Dalio's Bridgewater Trimmed Emerging-Market Exposure Before RoutBy and
Fund’s equity portfolio halved exposure to one of biggest ETFs
Emerging-market stocks had biggest monthly rout in two years
Billionaire hedge-fund manager Ray Dalio cut his holdings in three of the largest emerging-market equity ETFs last quarter before stocks sold off in the biggest monthly rout in two years.
Dalio’s Bridgewater Associates, which runs the world’s biggest hedge fund, halved its holdings of the iShares MSCI Emerging Markets ETF to 33 million shares, a filing showed Tuesday. The $160 billion money manager, which has about $5.6 billion in emerging-market ETFs, also reduced its holdings in the Vanguard FTSE Emerging Markets ETF by more than 20 percent to 69 million shares.
Bridgewater also reduced its exposure to the iShares Core MSCI Emerging Markets ETF to 16 million shares from 25 million in the prior quarter. That ETF fell by 6.7 percent last week before rallying in the past three days. After returning 37 percent in 2017 on the back of higher growth, better earnings and a weaker dollar, it’s up just 0.9 percent to start the year.
In August, Dalio said he was tactically reducing risk as a surge in global populism was intensifying civil conflict “to the point that fighting to the death is probably more likely than reconciliation.” The hedge fund manager said on Monday that risks of a recession during the next 18 to 24 months are rising.

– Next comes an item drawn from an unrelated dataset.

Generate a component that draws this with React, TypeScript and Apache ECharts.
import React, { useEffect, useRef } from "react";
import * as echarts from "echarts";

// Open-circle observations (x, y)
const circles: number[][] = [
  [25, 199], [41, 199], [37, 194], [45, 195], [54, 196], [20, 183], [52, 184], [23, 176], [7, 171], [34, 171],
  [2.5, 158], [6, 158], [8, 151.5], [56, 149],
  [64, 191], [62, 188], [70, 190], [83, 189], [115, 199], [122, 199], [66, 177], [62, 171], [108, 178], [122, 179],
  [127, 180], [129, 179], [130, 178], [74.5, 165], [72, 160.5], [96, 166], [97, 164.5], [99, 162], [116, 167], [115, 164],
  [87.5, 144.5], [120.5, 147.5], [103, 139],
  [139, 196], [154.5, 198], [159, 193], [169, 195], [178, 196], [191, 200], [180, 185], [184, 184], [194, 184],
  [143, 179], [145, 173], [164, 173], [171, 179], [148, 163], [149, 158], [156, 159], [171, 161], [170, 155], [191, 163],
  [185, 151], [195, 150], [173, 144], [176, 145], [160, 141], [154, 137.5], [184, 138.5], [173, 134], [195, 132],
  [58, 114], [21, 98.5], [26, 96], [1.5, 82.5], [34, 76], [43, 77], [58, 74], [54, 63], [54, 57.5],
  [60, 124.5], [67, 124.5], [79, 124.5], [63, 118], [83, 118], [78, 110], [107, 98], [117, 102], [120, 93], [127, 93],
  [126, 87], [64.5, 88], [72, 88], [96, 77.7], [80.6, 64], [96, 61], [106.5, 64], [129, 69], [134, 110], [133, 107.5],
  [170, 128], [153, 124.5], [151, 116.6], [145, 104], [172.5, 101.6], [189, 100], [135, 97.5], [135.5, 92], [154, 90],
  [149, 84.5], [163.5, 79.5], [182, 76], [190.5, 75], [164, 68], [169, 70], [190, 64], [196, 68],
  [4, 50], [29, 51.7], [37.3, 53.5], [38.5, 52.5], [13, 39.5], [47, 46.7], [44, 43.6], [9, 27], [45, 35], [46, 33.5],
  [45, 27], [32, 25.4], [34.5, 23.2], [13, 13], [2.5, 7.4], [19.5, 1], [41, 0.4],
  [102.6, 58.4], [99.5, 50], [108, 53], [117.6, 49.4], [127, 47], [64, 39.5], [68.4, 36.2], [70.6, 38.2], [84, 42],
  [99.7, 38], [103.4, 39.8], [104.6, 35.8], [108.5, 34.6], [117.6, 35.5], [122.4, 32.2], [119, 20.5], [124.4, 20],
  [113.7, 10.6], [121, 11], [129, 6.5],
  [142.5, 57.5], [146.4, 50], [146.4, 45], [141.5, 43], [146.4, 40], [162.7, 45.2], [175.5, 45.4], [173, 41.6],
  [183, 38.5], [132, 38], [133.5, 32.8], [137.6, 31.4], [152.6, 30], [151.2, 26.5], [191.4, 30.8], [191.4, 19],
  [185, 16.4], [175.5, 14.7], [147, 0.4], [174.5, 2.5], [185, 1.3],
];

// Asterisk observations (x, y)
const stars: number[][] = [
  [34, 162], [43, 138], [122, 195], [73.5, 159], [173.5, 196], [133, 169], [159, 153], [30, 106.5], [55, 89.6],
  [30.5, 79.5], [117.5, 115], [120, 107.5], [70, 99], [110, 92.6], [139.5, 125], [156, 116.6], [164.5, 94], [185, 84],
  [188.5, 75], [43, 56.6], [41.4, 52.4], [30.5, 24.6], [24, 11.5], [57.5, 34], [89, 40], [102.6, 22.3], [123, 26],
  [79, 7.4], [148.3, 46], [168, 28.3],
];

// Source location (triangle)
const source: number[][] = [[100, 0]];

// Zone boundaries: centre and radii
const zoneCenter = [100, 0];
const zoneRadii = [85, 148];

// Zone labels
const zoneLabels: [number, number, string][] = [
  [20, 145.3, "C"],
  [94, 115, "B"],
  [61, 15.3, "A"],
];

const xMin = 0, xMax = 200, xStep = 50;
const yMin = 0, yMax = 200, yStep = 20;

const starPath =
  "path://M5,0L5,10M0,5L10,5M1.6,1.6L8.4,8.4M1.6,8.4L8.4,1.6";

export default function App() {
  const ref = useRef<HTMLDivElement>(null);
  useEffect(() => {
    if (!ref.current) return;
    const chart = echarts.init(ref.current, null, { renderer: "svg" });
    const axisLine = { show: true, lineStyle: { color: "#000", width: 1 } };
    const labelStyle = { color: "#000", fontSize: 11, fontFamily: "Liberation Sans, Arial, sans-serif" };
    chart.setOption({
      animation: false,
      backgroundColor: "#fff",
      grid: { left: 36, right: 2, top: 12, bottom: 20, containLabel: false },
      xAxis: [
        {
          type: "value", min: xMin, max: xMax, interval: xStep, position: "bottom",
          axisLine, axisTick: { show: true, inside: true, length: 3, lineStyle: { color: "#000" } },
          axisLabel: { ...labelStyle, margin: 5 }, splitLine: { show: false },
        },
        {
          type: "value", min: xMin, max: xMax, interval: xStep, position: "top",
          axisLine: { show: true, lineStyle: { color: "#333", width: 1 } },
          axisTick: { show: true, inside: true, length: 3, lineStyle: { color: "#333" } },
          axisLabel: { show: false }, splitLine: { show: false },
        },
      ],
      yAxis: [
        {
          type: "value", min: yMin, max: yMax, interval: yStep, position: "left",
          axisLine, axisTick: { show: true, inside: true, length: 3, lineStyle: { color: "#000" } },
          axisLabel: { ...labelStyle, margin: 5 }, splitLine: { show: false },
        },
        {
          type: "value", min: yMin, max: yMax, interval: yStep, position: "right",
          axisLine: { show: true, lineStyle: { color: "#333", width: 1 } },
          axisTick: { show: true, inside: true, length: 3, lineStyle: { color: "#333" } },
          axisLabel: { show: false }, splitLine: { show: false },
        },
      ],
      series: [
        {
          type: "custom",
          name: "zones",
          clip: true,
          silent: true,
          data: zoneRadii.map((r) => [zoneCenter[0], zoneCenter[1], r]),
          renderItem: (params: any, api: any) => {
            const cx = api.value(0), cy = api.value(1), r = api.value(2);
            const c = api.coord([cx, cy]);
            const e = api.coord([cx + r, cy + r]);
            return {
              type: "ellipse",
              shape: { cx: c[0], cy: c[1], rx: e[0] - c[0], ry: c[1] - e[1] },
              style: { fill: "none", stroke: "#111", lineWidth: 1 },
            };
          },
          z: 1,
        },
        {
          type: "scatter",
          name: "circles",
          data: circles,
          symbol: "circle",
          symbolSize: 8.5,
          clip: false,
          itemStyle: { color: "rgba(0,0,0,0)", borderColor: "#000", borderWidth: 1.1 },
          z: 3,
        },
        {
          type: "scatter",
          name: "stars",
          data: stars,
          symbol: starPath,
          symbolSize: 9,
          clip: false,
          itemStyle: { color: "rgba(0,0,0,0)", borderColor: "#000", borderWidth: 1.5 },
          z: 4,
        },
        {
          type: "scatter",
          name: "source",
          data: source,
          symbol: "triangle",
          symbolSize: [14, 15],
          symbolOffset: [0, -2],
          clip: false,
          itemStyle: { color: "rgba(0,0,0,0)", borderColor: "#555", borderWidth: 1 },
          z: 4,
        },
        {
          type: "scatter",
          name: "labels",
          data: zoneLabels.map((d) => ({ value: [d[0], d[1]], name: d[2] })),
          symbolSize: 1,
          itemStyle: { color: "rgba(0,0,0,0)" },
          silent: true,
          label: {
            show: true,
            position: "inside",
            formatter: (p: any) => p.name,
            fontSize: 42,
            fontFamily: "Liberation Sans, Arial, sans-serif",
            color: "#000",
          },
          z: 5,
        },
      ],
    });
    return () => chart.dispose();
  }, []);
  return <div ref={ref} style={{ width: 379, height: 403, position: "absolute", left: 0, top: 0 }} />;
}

"We are focusing more on 2019 and 2020," he wrote on LinkedIn. "Frankly, it seems to be inappropriate oversight to not be talking about the chances of a recession and what that recession might look like prior to the next election."
At the World Economic Forum in Davos last month, Dalio said that the economic environment was good for stocks but bad for bond investors, and that “it feels stupid to own cash in this kind of environment. It’s going to be great for earnings and great for stimulation of growth.”
Money managers who oversee more than $100 million in U.S. equities must file a Form 13F within 45 days of the end of each quarter to list their holdings in stocks that trade on U.S. exchanges, as well as options and convertible debt. The filings don’t show non-U.S. traded securities, bonds, cash or wagers against stocks. Some firms have yet to report their latest holdings.